# START OF GIVEN MATERIAL

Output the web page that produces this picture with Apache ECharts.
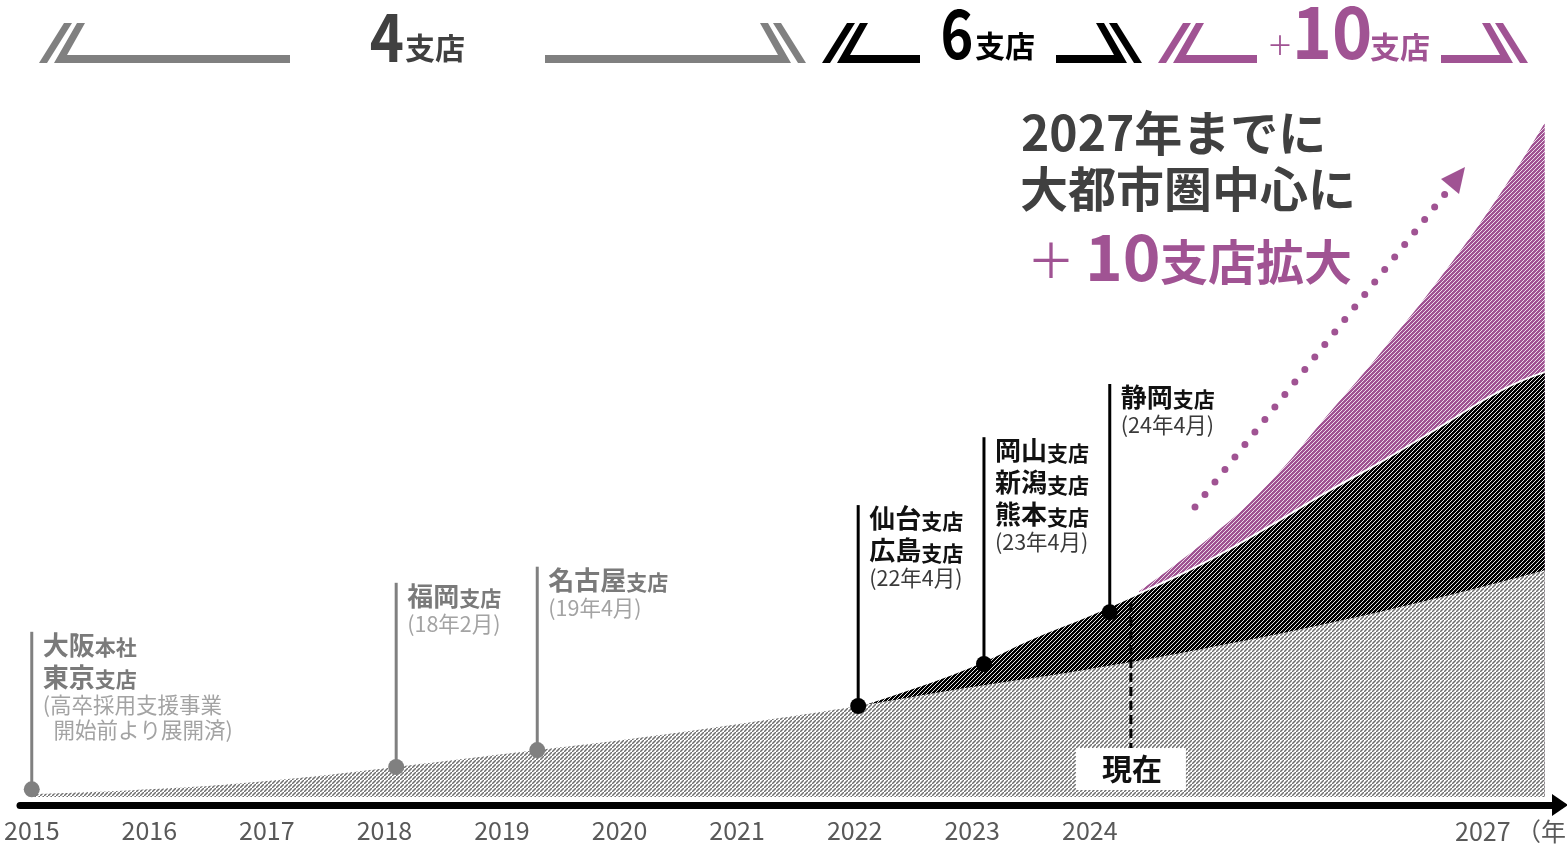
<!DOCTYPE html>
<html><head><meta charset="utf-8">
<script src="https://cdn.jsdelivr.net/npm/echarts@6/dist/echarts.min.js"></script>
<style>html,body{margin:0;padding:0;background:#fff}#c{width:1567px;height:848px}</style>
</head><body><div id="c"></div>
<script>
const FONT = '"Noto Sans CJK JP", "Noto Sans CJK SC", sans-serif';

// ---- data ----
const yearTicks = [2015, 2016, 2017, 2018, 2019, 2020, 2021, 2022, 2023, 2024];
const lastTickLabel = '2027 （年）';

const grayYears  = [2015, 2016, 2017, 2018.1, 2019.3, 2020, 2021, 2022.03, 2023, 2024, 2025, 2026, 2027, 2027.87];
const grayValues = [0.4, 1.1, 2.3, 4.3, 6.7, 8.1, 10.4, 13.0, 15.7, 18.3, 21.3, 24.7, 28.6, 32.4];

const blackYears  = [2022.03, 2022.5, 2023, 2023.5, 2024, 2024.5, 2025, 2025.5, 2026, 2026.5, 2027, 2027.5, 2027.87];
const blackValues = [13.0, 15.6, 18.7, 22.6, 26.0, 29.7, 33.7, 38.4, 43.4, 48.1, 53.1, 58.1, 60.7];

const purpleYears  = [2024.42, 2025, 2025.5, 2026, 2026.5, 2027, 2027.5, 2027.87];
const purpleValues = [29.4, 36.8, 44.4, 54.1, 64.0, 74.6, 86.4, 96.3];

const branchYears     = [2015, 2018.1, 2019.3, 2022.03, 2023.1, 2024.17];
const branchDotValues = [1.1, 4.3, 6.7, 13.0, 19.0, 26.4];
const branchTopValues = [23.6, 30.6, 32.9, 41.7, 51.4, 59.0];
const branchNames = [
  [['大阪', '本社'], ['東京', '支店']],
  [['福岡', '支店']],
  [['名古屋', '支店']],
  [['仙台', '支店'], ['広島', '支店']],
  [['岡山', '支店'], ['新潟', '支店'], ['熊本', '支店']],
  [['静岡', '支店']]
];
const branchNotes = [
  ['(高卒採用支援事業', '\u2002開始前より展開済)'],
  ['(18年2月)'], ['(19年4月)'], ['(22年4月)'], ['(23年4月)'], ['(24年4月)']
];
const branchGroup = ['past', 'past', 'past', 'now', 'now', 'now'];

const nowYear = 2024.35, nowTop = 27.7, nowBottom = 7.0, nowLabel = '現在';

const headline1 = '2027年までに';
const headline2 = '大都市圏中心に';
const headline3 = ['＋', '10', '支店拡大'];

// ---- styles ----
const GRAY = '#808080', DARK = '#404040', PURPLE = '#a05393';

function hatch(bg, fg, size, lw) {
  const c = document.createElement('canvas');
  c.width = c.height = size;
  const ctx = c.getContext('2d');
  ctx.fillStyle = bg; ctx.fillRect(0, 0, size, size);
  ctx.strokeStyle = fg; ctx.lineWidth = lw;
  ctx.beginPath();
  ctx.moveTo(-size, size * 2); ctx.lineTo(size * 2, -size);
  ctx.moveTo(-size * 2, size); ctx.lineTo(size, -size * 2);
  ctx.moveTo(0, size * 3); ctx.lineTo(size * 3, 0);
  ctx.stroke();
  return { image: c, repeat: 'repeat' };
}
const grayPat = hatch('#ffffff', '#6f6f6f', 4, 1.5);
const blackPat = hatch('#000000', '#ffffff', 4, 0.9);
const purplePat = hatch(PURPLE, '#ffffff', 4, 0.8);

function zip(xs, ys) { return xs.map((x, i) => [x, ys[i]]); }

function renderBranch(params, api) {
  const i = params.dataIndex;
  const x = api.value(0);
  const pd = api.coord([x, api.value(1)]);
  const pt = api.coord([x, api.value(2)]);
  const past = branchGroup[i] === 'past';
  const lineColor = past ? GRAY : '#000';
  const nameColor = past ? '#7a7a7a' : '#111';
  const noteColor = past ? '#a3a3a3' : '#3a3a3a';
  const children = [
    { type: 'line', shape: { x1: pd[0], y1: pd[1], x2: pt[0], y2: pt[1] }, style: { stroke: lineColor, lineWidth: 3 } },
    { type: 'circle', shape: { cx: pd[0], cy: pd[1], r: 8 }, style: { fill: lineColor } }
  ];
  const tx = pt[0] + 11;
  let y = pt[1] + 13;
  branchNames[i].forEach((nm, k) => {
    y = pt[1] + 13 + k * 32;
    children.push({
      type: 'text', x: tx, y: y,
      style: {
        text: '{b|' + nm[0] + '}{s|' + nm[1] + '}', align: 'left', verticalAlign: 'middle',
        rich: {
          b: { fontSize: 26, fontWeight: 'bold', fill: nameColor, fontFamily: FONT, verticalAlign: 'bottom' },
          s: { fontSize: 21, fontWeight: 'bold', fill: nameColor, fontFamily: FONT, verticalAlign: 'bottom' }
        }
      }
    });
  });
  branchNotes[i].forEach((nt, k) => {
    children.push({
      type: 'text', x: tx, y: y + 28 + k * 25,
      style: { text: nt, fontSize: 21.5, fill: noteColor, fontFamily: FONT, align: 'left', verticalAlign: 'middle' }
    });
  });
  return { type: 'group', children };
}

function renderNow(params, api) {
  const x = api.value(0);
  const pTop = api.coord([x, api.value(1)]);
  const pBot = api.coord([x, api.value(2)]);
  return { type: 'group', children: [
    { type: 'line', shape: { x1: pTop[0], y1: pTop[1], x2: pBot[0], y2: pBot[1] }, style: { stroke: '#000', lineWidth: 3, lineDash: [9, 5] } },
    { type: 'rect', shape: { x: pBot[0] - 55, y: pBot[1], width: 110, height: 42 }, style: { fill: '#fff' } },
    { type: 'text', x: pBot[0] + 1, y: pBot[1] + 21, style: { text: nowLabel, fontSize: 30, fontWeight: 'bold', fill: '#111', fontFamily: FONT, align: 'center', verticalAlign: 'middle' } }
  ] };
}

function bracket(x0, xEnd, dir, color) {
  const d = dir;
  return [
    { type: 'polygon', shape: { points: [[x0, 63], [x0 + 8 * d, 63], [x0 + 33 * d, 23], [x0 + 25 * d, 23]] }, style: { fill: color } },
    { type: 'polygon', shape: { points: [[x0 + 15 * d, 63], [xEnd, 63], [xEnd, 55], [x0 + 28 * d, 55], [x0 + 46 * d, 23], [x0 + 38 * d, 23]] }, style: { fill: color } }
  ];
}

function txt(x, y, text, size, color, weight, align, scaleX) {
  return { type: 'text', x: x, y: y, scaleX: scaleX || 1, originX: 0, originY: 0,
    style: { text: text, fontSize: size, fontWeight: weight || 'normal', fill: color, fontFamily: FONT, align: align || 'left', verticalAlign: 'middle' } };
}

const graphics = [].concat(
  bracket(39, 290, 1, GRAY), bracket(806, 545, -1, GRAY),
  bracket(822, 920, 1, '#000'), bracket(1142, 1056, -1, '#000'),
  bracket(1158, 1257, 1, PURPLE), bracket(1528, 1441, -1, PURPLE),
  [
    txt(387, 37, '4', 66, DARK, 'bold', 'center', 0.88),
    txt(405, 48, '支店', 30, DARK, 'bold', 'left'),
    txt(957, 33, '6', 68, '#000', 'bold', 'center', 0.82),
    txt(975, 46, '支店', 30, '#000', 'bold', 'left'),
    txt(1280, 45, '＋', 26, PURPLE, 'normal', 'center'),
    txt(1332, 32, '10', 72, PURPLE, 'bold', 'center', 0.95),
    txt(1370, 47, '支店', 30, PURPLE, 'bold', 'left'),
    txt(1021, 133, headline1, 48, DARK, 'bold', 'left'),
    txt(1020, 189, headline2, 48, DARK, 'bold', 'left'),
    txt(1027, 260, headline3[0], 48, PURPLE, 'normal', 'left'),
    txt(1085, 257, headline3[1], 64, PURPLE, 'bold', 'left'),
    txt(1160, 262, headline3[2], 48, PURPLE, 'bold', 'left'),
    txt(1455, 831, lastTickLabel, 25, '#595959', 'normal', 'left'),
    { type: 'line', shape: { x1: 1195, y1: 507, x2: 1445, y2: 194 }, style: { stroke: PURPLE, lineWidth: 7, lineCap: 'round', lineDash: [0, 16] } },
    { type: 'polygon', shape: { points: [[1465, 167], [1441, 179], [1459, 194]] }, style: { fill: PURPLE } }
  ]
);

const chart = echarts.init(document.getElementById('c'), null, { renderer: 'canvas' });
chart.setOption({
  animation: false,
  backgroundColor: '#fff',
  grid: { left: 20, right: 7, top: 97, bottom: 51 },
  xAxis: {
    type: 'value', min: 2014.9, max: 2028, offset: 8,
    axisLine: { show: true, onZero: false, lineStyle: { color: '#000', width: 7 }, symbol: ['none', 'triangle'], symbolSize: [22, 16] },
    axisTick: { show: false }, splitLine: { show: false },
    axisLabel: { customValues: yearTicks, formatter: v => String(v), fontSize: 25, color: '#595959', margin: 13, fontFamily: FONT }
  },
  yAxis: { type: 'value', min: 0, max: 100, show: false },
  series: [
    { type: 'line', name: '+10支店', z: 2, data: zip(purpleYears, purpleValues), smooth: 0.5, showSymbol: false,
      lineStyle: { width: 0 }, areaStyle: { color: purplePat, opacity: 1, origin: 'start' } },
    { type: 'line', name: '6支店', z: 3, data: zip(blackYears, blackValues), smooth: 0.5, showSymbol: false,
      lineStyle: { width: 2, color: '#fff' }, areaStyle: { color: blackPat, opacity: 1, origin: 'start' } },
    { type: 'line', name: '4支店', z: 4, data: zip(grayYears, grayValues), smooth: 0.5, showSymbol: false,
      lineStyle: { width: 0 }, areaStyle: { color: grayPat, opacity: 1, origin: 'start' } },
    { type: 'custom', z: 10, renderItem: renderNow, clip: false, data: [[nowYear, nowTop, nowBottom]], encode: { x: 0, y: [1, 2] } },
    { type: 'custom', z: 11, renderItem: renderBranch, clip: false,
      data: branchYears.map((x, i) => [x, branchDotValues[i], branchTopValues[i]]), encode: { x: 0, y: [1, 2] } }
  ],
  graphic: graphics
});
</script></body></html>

# END OF GIVEN MATERIAL

(WHAT IS EXPECTED)
Please restate the material above line by line, exactly, beginning at its first line and ending with the line that contains "const nowYear = 2024.35, nowTop", without any pictures.

(SOLUTION)
Output the web page that produces this picture with Apache ECharts.
<!DOCTYPE html>
<html><head><meta charset="utf-8">
<script src="https://cdn.jsdelivr.net/npm/echarts@6/dist/echarts.min.js"></script>
<style>html,body{margin:0;padding:0;background:#fff}#c{width:1567px;height:848px}</style>
</head><body><div id="c"></div>
<script>
const FONT = '"Noto Sans CJK JP", "Noto Sans CJK SC", sans-serif';

// ---- data ----
const yearTicks = [2015, 2016, 2017, 2018, 2019, 2020, 2021, 2022, 2023, 2024];
const lastTickLabel = '2027 （年）';

const grayYears  = [2015, 2016, 2017, 2018.1, 2019.3, 2020, 2021, 2022.03, 2023, 2024, 2025, 2026, 2027, 2027.87];
const grayValues = [0.4, 1.1, 2.3, 4.3, 6.7, 8.1, 10.4, 13.0, 15.7, 18.3, 21.3, 24.7, 28.6, 32.4];

const blackYears  = [2022.03, 2022.5, 2023, 2023.5, 2024, 2024.5, 2025, 2025.5, 2026, 2026.5, 2027, 2027.5, 2027.87];
const blackValues = [13.0, 15.6, 18.7, 22.6, 26.0, 29.7, 33.7, 38.4, 43.4, 48.1, 53.1, 58.1, 60.7];

const purpleYears  = [2024.42, 2025, 2025.5, 2026, 2026.5, 2027, 2027.5, 2027.87];
const purpleValues = [29.4, 36.8, 44.4, 54.1, 64.0, 74.6, 86.4, 96.3];

const branchYears     = [2015, 2018.1, 2019.3, 2022.03, 2023.1, 2024.17];
const branchDotValues = [1.1, 4.3, 6.7, 13.0, 19.0, 26.4];
const branchTopValues = [23.6, 30.6, 32.9, 41.7, 51.4, 59.0];
const branchNames = [
  [['大阪', '本社'], ['東京', '支店']],
  [['福岡', '支店']],
  [['名古屋', '支店']],
  [['仙台', '支店'], ['広島', '支店']],
  [['岡山', '支店'], ['新潟', '支店'], ['熊本', '支店']],
  [['静岡', '支店']]
];
const branchNotes = [
  ['(高卒採用支援事業', '\u2002開始前より展開済)'],
  ['(18年2月)'], ['(19年4月)'], ['(22年4月)'], ['(23年4月)'], ['(24年4月)']
];
const branchGroup = ['past', 'past', 'past', 'now', 'now', 'now'];

const nowYear = 2024.35, nowTop = 27.7, nowBottom = 7.0, nowLabel = '現在';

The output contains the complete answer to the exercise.